Android is forgetting its entire edge was the open platform. Even if you don't trust Google, you could at least de-google it and run user respecting foss apps from f-droid.

By closing the platform, Android becomes the negatives of both without any of the positives.

I'm not sure that Apple has a better reputation for privacy. Didn't they announce a tool back in 2024 to scan phones for sex-abuse material?

https://www.pcmag.com/news/apple-su...-detect-child-sexual-abuse-material-in-icloud

Google is not cutting ADB (USB cable) access, so universal-android-debloater (UAD) should still work to de-google Android. It should be possible to sideload apps via ADB. Google also has a more cumbersome process that allows you to side-load apps, if you officially take responsibility.

Not that I'm an Android fan...
 
Apple has a better reputation for privacy and security and people will accept a walled garden on that premise.

Android is forgetting its entire edge was the open platform. Even if you don't trust Google, you could at least de-google it and run user respecting foss apps from f-droid.

By closing the platform, Android becomes the negatives of both without any of the positives.
Better privacy?
What privacy?... do you really think we have privacy in 2026, think of anything on your iphone the government doesn't know.

Better security?
I guess if you are grandma, because if you have a fully working brain you should know better than opening a fraudulent email.

Besides for the price of 1 iPhone you can buy 2 great midrange Android phones to have one as a replacement when you eventually get to smash its screen.
 
At this point, both ecosystems are heavily engrained in society.
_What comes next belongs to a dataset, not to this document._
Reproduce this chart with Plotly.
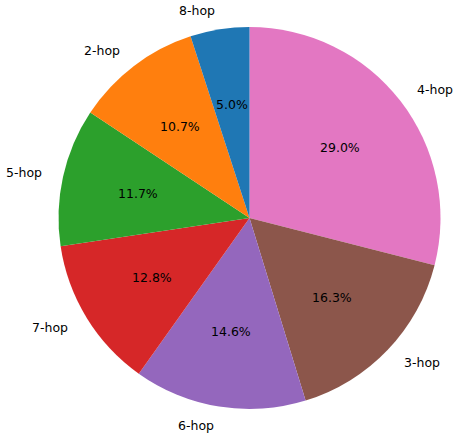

Whichever one you have bought into heavily is the one you are likely to stick with.
Better privacy?
What privacy?... do you really think we have privacy in 2026, think of anything on your iphone the government doesn't know.

Better security?
I guess if you are grandma, because if you have a fully working brain you should know better than opening a fraudulent email.

Besides for the price of 1 iPhone you can buy 2 great midrange Android phones to have one as a replacement when you eventually get to smash its screen.
If you buy a mid range iphone, you dont NEED to smash its screen, since it just works.

Especially int he US, the iphone 16e demolished the remaining reasons to buy android, considering the awful opposition at that price range.
I'm not sure that Apple has a better reputation for privacy. Didn't they announce a tool back in 2024 to scan phones for sex-abuse material?

https://www.pcmag.com/news/apple-su...-detect-child-sexual-abuse-material-in-icloud

Google is not cutting ADB (USB cable) access, so universal-android-debloater (UAD) should still work to de-google Android. It should be possible to sideload apps via ADB. Google also has a more cumbersome process that allows you to side-load apps, if you officially take responsibility.

Not that I'm an Android fan...
Keep in mind, sideloading on android without google's permission and doxing yourself to Google is on borrowed time. They are still moving forward with the developer ID program, and anything they dont like will become Verboten on the OS, regardless of source.